" Retrouver Fiona ", de Dalie Farah : toutes les enfances bafouées
Cécile Bourgeon, la mère de Fiona, lors d’une reconstitution de la disparition de sa fille, Fiona, au par Montjuzet, à Clermont-Ferrand, le 17 mai 2013. THIERRY ZOCCOLAN / AFP
« Retrouver Fiona », de Dalie Farah, Grasset, 288 p., 20,90 €, numérique 15 €.
C’est d’abord une affaire de proximité géographique. Le 12 mai 2013, le bruit d’un hélicoptère cherchant une petite fille de 5 ans, Fiona, dans le parc Montjuzet tout proche de chez elle, à Clermont-Ferrand, a comme convoqué Dalie Farah. Après, il y a eu de nombreux effets d’écho biographiques et coïncidences entre la vie, passée et présente, de l’écrivaine, et celle de l’enfant dont on apprendrait quatre mois et demi après la déclaration de sa disparition qu’elle était déjà morte lorsque sa mère, Cécile Bourgeon, avait sonné l’alerte et commencé à mentir devant les caméras.
« Je me sens très vite chez moi dans l’affaire Fiona », note l’autrice, qui y consacre son troisième roman, dernier volet d’une trilogie sur la violence, entamée avec Impasse Verlaine, auquel a succédé Le Doigt (Grasset, 2019 et 2021). L’un retraçait ses jeunes années et les mauvais traitements infligés par sa mère ; le second, prenant prétexte d’un incident, examinait ses rapports ambigus avec l’état de victime.
Dans Retrouver Fiona, on lit ce que laissaient pressentir les deux textes précédents : la certitude, chez Dalie Farah, que « l’enfance n’aime pas les enfants », et met ceux-ci à la merci des adultes, dans une soumission dépourvue de choix. On y entend à nouveau sa rage rentrée à l’égard d’institutions étatiques, qui ne savent pas protéger les plus faibles de leur entourage. On y reconnaît sa voix vive, prompte au sarcasme sec, qui se serre parfois, saisie d’épouvante ou de désespoir face au sort réservé à Fiona, ou à des scènes saisies lors des passages devant la justice de Cécile Bourgeon et de son compagnon et complice, Berkane Makhlouf.
Vérité insaisissable
Dalie Farah assiste en effet à deux des quatre procès, l’un au Puy-en-Velay en 2018, l’autre à Lyon, en novembre 2020. Dans les débats et les déclarations, il est peu question, en réalité, de la petite fille et de ce qu’elle a vécu. De même que son cadavre a disparu, la vérité de Fiona semble insaisissable. C’est un combat de narrations que se livrent les accusés et les avocats, et auxquels participent également les journalistes assistant aux audiences.

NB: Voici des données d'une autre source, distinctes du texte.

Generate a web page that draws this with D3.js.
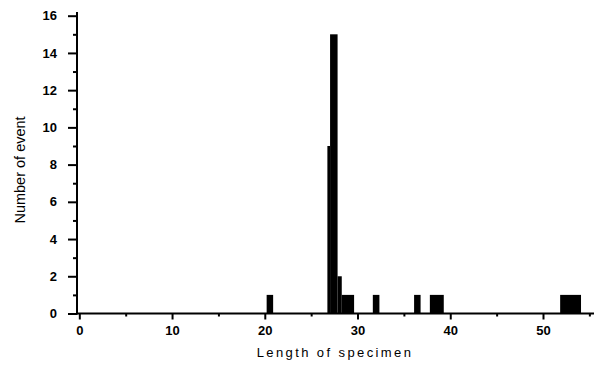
<!DOCTYPE html>
<html>
<head>
<meta charset="utf-8">
<script src="https://cdn.jsdelivr.net/npm/d3@7"></script>
<style>
  html, body { margin: 0; padding: 0; background: #fff; }
  svg { display: block; }
  .tick text { font-family: "Liberation Sans", Arial, sans-serif; font-weight: bold; font-size: 13px; fill: #000; }
</style>
</head>
<body>
<svg id="chart" width="600" height="371"></svg>
<script>
// Histogram bars
const binStart = [20.2, 26.75, 27.04, 27.85, 28.3, 31.65, 36.1, 37.8, 51.85];
const binEnd   = [20.9, 27.04, 27.85, 28.3, 29.63, 32.36, 36.8, 39.3, 54.1];
const counts   = [1, 9, 15, 2, 1, 1, 1, 1, 1];

const xMajorTicks = [0, 10, 20, 30, 40, 50];
const xMinorTicks = [5, 15, 25, 35, 45, 55];
const yMajorTicks = [0, 2, 4, 6, 8, 10, 12, 14, 16];
const yMinorTicks = [1, 3, 5, 7, 9, 11, 13, 15];

const xTitle = "Length of specimen";
const yTitle = "Number of event";

const svg = d3.select("#chart");
const mLeft = 77, mRight = 594, mTop = 12, mBottom = 313.5;

const x = d3.scaleLinear().domain([-0.25, 55.5]).range([mLeft, mRight]);
const y = d3.scaleLinear().domain([0, 16]).range([mBottom, 15.7]);

// bars
const bars = binStart.map((s, i) => ({ s, e: binEnd[i], c: counts[i] }));
svg.append("g").selectAll("rect").data(bars).join("rect")
  .attr("x", d => x(d.s))
  .attr("width", d => x(d.e) - x(d.s))
  .attr("y", d => y(d.c))
  .attr("height", d => y(0) - y(d.c))
  .attr("fill", "#000");

// x axis
const gx = svg.append("g").attr("transform", `translate(0,${mBottom})`);
gx.call(d3.axisBottom(x).tickValues(xMajorTicks).tickSize(6).tickPadding(6).tickFormat(d3.format("d")));
gx.select(".domain").remove();
gx.selectAll(".tick line").attr("stroke", "#000").attr("stroke-width", 2);
const gxm = svg.append("g").attr("transform", `translate(0,${mBottom})`);
gxm.call(d3.axisBottom(x).tickValues(xMinorTicks).tickSize(3).tickFormat(""));
gxm.select(".domain").remove();
gxm.selectAll(".tick line").attr("stroke", "#000").attr("stroke-width", 2);
svg.append("line").attr("x1", mLeft).attr("x2", mRight).attr("y1", mBottom).attr("y2", mBottom)
  .attr("stroke", "#000").attr("stroke-width", 2);

// y axis
const gy = svg.append("g").attr("transform", `translate(${mLeft},0)`);
gy.call(d3.axisLeft(y).tickValues(yMajorTicks).tickSize(9).tickPadding(11).tickFormat(d3.format("d")));
gy.select(".domain").remove();
gy.selectAll(".tick line").attr("stroke", "#000").attr("stroke-width", 2);
const gym = svg.append("g").attr("transform", `translate(${mLeft},0)`);
gym.call(d3.axisLeft(y).tickValues(yMinorTicks).tickSize(4).tickFormat(""));
gym.select(".domain").remove();
gym.selectAll(".tick line").attr("stroke", "#000").attr("stroke-width", 2);
svg.append("line").attr("x1", mLeft).attr("x2", mLeft).attr("y1", mTop).attr("y2", mBottom + 1)
  .attr("stroke", "#000").attr("stroke-width", 2);

// titles
svg.append("text")
  .attr("x", 335).attr("y", 357)
  .attr("text-anchor", "middle")
  .style("font-family", "'Liberation Sans', Arial, sans-serif")
  .style("font-size", "13px")
  .style("letter-spacing", "2.4px")
  .text(xTitle);

svg.append("text")
  .attr("transform", "translate(25,170) rotate(-90)")
  .attr("text-anchor", "middle")
  .style("font-family", "'Liberation Sans', Arial, sans-serif")
  .style("font-size", "14.5px")
  .text(yTitle);
</script>
</body>
</html>
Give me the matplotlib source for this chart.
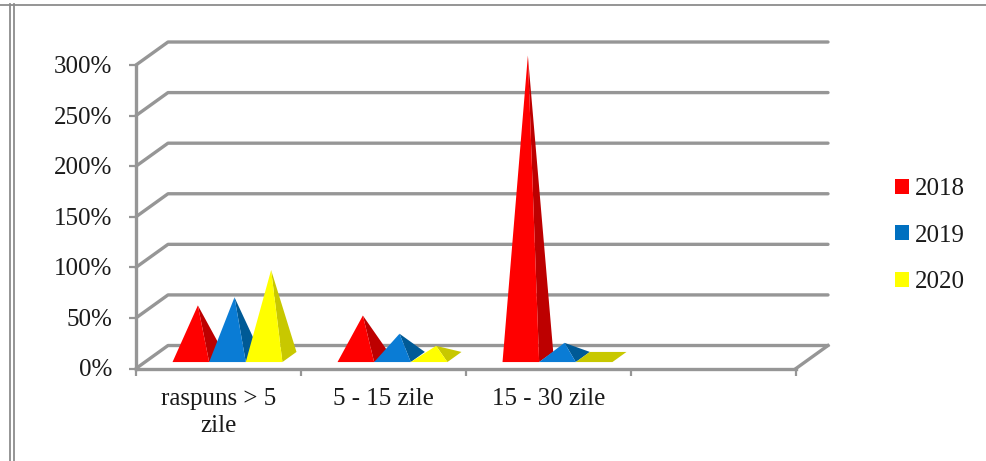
import matplotlib
matplotlib.use("Agg")
import matplotlib.pyplot as plt
from matplotlib.lines import Line2D
from matplotlib.patches import Patch, Polygon
from matplotlib.transforms import ScaledTranslation

W, H = 987, 461

categories = ["raspuns > 5\nzile", "5 - 15 zile", "15 - 30 zile", ""]
years = ["2018", "2019", "2020"]
values_2018 = [51, 41, 298]
values_2019 = [59, 23, 14]
values_2020 = [86, 11, 0]
y_ticks = [0, 50, 100, 150, 200, 250, 300]

front_colors = ["#ff0000", "#0a7cd5", "#ffff00"]
side_colors = ["#bd0000", "#005a96", "#c8c800"]
legend_colors = ["#ff0000", "#0070c0", "#ffff00"]
GRID = "#969696"
TEXT = "#1a1a1a"

# oblique depth of the floor, in data units (1 category / 1 percent)
DEPTH_X = 32 / 165
DEPTH_Y = 23 / 1.012
BAR_W = 0.222
GROUP_START = 0.167

plt.rcParams["font.family"] = ["Liberation Serif", "DejaVu Serif"]
plt.rcParams["font.size"] = 18

fig = plt.figure(figsize=(W / 100, H / 100), dpi=100)
ax = fig.add_axes([136 / W, 1 - 368.5 / H, 660 / W, 303.5 / H])
ax.set_xlim(0, len(categories))
ax.set_ylim(0, 300)
ax.patch.set_visible(False)


def project(x, y, depth):
    return (x + depth * DEPTH_X, y + depth * DEPTH_Y)


def draw_pyramid(x0, value, front, side):
    fl = project(x0, 0, 0.28)
    fr = project(x0 + BAR_W, 0, 0.28)
    br = project(x0 + BAR_W, 0, 0.72)
    bl = project(x0, 0, 0.72)
    apex = project(x0 + BAR_W / 2, value, 0.5)
    if value == 0:
        # flat pyramid, only its base shows
        ax.add_patch(Polygon([fl, fr, br, bl], fc=side, ec="none", zorder=3, clip_on=False))
        return
    ax.add_patch(Polygon([fr, br, apex], fc=side, ec="none", zorder=3, clip_on=False))
    ax.add_patch(Polygon([fl, fr, apex], fc=front, ec="none", zorder=3, clip_on=False))


# back wall and side wall lines
for t in y_ticks:
    ax.plot([0, DEPTH_X, len(categories) + DEPTH_X], [t, t + DEPTH_Y, t + DEPTH_Y],
            color=GRID, lw=2.4, clip_on=False, zorder=1, solid_capstyle="round")
ax.plot([len(categories), len(categories) + DEPTH_X], [0, DEPTH_Y],
        color=GRID, lw=2.4, clip_on=False, zorder=1)

series = [values_2018, values_2019, values_2020]
for s, vals in enumerate(series):
    for c, v in enumerate(vals):
        draw_pyramid(c + GROUP_START + s * BAR_W, v, front_colors[s], side_colors[s])

for name in ["top", "right"]:
    ax.spines[name].set_visible(False)
for name in ["left", "bottom"]:
    ax.spines[name].set_color(GRID)
    ax.spines[name].set_linewidth(2.4)

ax.set_yticks(y_ticks)
ax.set_yticklabels([f"{t}%" for t in y_ticks], color=TEXT)
ax.set_xticks(range(len(categories) + 1))
ax.set_xticklabels([])
ax.set_xticks([i + 0.5 for i in range(len(categories))], minor=True)
ax.set_xticklabels(categories, minor=True, color=TEXT, linespacing=1.3)
ax.tick_params(axis="y", length=5, width=1.6, color=GRID, pad=12)
ax.tick_params(axis="x", which="major", length=5, width=1.6, color=GRID)
ax.tick_params(axis="x", which="minor", length=0, pad=14)

# labels sit a little above their ticks
nudge = ScaledTranslation(0, 0.4 / 72, fig.dpi_scale_trans)
for label in ax.get_yticklabels():
    label.set_transform(label.get_transform() + nudge)

handles = [Patch(fc=c, ec="none", label=y) for c, y in zip(legend_colors, years)]
ax.legend(handles=handles, loc="center left", bbox_to_anchor=(895 / W, 1 - 235.5 / H),
          bbox_transform=fig.transFigure, frameon=False, borderpad=0, borderaxespad=0,
          handlelength=0.56, handleheight=0.56, handletextpad=0.22, labelspacing=0.98,
          labelcolor=TEXT)

# page border left over from the document
for xs, ys in [([0, W], [5, 5]), ([10, 10], [4, H]), ([14.5, 14.5], [4, H])]:
    fig.add_artist(Line2D([x / W for x in xs], [1 - y / H for y in ys],
                          color="#8c8c8c", lw=1.3))

fig.savefig("out.png", dpi=100)
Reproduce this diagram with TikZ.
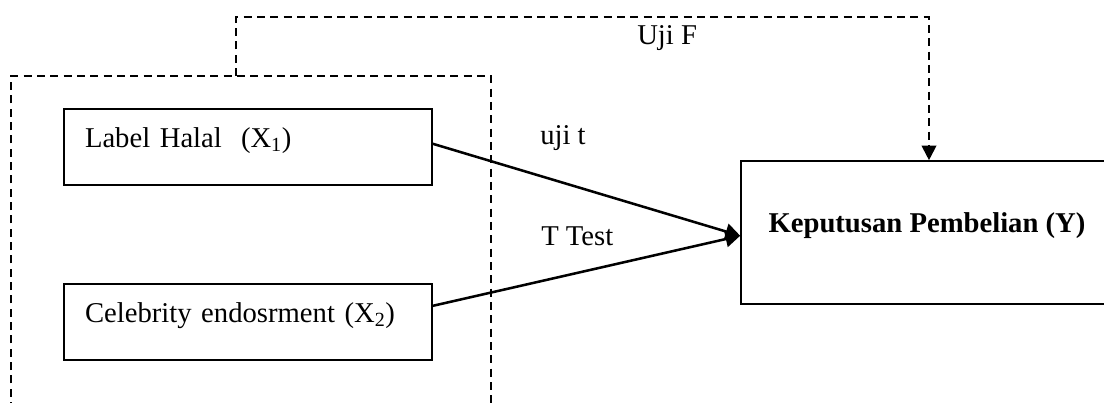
\documentclass[tikz,border=0pt]{standalone}
\usepackage{fontspec}
\setmainfont{Liberation Serif}
\usetikzlibrary{arrows.meta}
\tikzset{
  varbox/.style={draw, line width=1.2pt, text height=15pt, text depth=15pt},
  dashline/.style={line width=1.5pt, dash pattern={on 6pt off 4pt}},
  arr/.style={line width=1.9pt, -{Triangle[length=11pt,width=12pt]}},
  lbl/.style={anchor=base west, inner sep=0pt}
}
\begin{document}
\begin{tikzpicture}[x=0.75pt,y=0.75pt,yscale=-1,xscale=1]
\fontsize{21.5}{25}\selectfont
\useasboundingbox (0,0) rectangle (1104,403);

%=====Kotak variabel=======
\node [varbox, minimum width=276pt, minimum height=57pt, text width=244.5pt, inner xsep=15.75pt, align=left] (lh) at (248,147) {Label Halal \ (X\textsubscript{1})};

\node [varbox, minimum width=276pt, minimum height=57pt, text width=244.5pt, inner xsep=15.75pt, align=left] (ce) at (248,322) {Celebrity endosrment (X\textsubscript{2})};

\node [varbox, minimum width=279pt, minimum height=107.25pt] (kp) at (927,232.5) {\bfseries Keputusan Pembelian (Y)};

%=====Garis putus-putus=======
\draw [dashline] (11,410) -- (11,76) -- (491,76) -- (491,410) ;

\coordinate (fl) at (236,76);
\coordinate (ft) at (929,17);
\draw [dashline, -{Triangle[length=11pt,width=11pt]}] (fl) -- (fl |- ft) -- (ft) -- (ft |- kp.north) ;

%=====Panah uji t=======
\draw [arr] (lh.1.9) -- (kp.181.7) ;
\draw [arr] (ce.5.6) -- (kp.181.7) ;

%======Label=========
\node [lbl] (ujit) at (540,145) {uji t};
\node [lbl] (ttest) at (541,245) {T Test};
\node [lbl] (ujif) at (637,45) {Uji F};

\end{tikzpicture}
\end{document}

Raison pour laquelle « retrouver Fiona » consiste pour l’autrice à faire advenir un récit qui n’éclipse pas l’enfant, mais se préoccupe réellement de la trajectoire ayant mené celle-ci à la mort et tâche de mettre au jour les mécanismes de la violence en allant les chercher à la racine. La tâche est vaste, et Dalie Farah s’en acquitte certes de manière parfois un peu tâtonnante, mais avec un courage et une détermination poignants.